Меня, надеюсь, к тому времени не выгонят из «Коммерсанта». И о чем писать заметки, тоже найдется – новости всегда есть. Раз в месяц, может быть реже, мы будем встречаться с Ильей Яшиным, пить водку (сейчас Илья принципиально не пьет и никогда не пил, если не врет, конечно) и вспоминать о революционном две тысячи пятом годе. Будем спорить о том, что мы делали не так и как так вышло, что нас обманули. И снова пить водку.
В самом деле – не с Василием же Якеменко ее пить?!
Жизнь Памяти
Жизнь памяти как умирают крокодилы
Нас засудил «Альфа-банк», а вот, например, журнал «Крокодил» вообще закрыли. Закрыли в очередной раз – только за те три года, что он назывался «Новым крокодилом» (оригинальный бренд кому-то не тому перепродали лет пять назад), это третий, что ли, случай, если не четвертый. Сейчас главный редактор говорит, что это уже окончательно и «Крокодила» больше не будет никогда.
Мне вдвойне обидно, что он закрылся, – в последнем, сверстанном, но так и не вышедшем номере на второй полосе стоял мой фельетон.
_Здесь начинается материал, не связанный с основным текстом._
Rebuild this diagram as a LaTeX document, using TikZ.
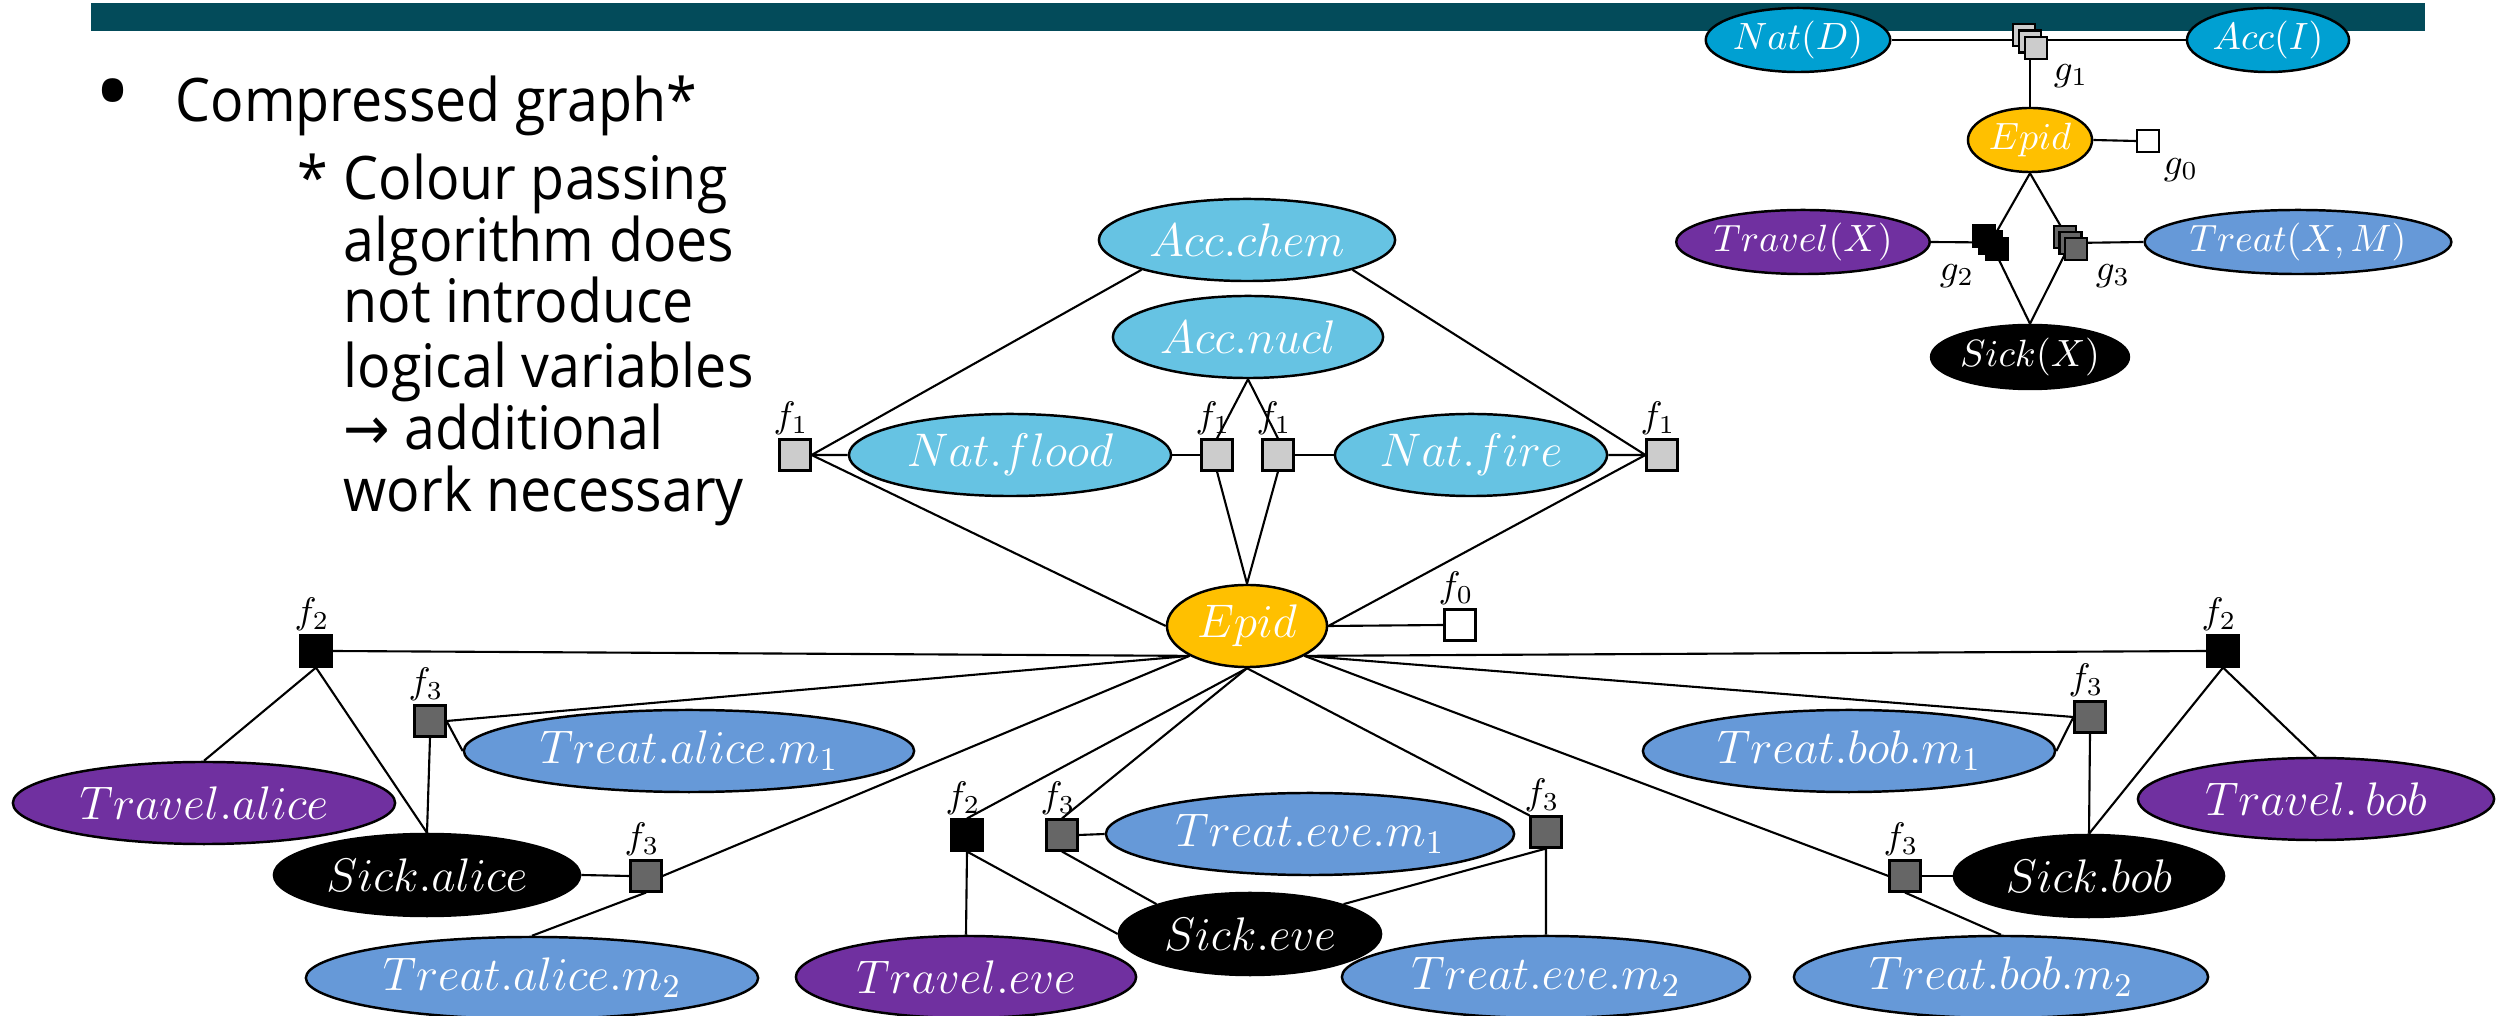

Неоднозначный, в общем-то, фельетон, потому что я очень слабо представляю, как нужно писать для «Крокодила». В этом фельетоне я рассказывал об ультрасовременном заводе с белоснежными цехами и тонированными стеклами, на котором с полностью автоматизированных линий сходят стильные конторские счеты. В конце я спрашивал читателя, бывают ли такие заводы; читатель наверняка ответил бы, что нет, не бывает, а я отвечал читателю – а наше телевидение – разве не такой завод? Техника великолепна, содержание не менее архаично, чем те же конторские счеты. Как-то так.
Мог бы, конечно, «Крокодил» пожить еще хотя бы неделю. Тогда бы я стал последним его автором – а это уже, прямо скажем, равнозначно попаданию в историю. «Крокодил» – может быть, и не эпоха, но, пожалуй, самый странный советский артефакт. Даже и сравнить его не с чем.